— AIM —
Output exactly the lines from the line containing "Write the Plotly code for this chart." through the line containing "xs = list(range(len(values)))", inclusive, and omit any pictures.

— GIVEN ENTRIES —
start
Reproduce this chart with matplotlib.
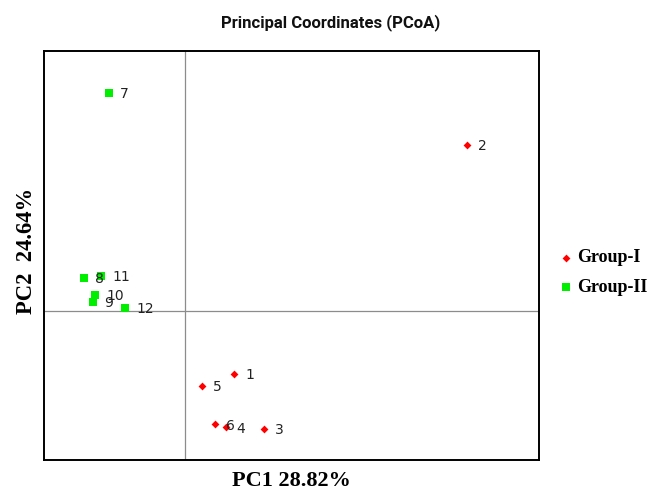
end
start
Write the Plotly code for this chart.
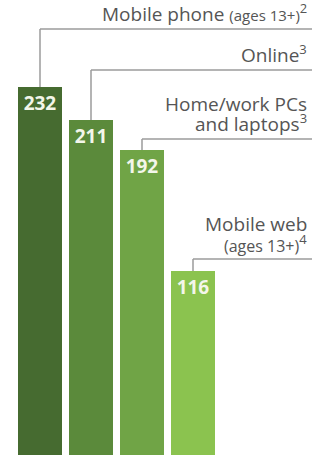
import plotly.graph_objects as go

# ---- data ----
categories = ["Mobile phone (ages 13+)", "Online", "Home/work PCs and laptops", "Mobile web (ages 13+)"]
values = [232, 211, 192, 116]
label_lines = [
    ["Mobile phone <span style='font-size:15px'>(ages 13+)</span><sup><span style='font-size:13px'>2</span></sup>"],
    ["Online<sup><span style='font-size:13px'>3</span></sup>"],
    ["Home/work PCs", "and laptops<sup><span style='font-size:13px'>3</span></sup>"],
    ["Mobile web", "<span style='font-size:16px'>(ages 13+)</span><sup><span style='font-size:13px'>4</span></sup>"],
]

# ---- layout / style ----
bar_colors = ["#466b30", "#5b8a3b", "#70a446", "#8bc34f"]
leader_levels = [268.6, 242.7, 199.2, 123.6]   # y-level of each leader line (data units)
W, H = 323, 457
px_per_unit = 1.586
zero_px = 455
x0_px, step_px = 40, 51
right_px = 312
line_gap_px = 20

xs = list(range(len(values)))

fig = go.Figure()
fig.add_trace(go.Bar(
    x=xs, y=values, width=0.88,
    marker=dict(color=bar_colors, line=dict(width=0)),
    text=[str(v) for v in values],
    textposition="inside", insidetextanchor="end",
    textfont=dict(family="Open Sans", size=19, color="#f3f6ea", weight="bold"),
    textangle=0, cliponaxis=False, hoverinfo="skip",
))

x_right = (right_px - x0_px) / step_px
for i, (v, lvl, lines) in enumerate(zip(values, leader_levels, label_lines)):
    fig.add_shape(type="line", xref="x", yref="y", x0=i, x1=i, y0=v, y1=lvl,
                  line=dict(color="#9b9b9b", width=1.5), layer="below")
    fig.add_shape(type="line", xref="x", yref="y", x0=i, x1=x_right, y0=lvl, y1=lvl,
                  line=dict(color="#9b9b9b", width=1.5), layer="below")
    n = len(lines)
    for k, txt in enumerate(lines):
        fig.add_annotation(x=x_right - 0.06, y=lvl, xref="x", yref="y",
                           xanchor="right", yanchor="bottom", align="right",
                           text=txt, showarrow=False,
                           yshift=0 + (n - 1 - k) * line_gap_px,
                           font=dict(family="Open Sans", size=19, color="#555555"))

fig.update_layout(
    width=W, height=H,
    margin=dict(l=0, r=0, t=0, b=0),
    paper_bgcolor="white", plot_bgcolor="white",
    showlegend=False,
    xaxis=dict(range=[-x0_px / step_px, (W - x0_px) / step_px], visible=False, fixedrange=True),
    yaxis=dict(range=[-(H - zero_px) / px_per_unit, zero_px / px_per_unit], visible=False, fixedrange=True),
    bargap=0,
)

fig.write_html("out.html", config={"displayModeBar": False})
end
— EXERCISE OUTPUT —
Write the Plotly code for this chart.
import plotly.graph_objects as go

# ---- data ----
categories = ["Mobile phone (ages 13+)", "Online", "Home/work PCs and laptops", "Mobile web (ages 13+)"]
values = [232, 211, 192, 116]
label_lines = [
    ["Mobile phone <span style='font-size:15px'>(ages 13+)</span><sup><span style='font-size:13px'>2</span></sup>"],
    ["Online<sup><span style='font-size:13px'>3</span></sup>"],
    ["Home/work PCs", "and laptops<sup><span style='font-size:13px'>3</span></sup>"],
    ["Mobile web", "<span style='font-size:16px'>(ages 13+)</span><sup><span style='font-size:13px'>4</span></sup>"],
]

# ---- layout / style ----
bar_colors = ["#466b30", "#5b8a3b", "#70a446", "#8bc34f"]
leader_levels = [268.6, 242.7, 199.2, 123.6]   # y-level of each leader line (data units)
W, H = 323, 457
px_per_unit = 1.586
zero_px = 455
x0_px, step_px = 40, 51
right_px = 312
line_gap_px = 20

xs = list(range(len(values)))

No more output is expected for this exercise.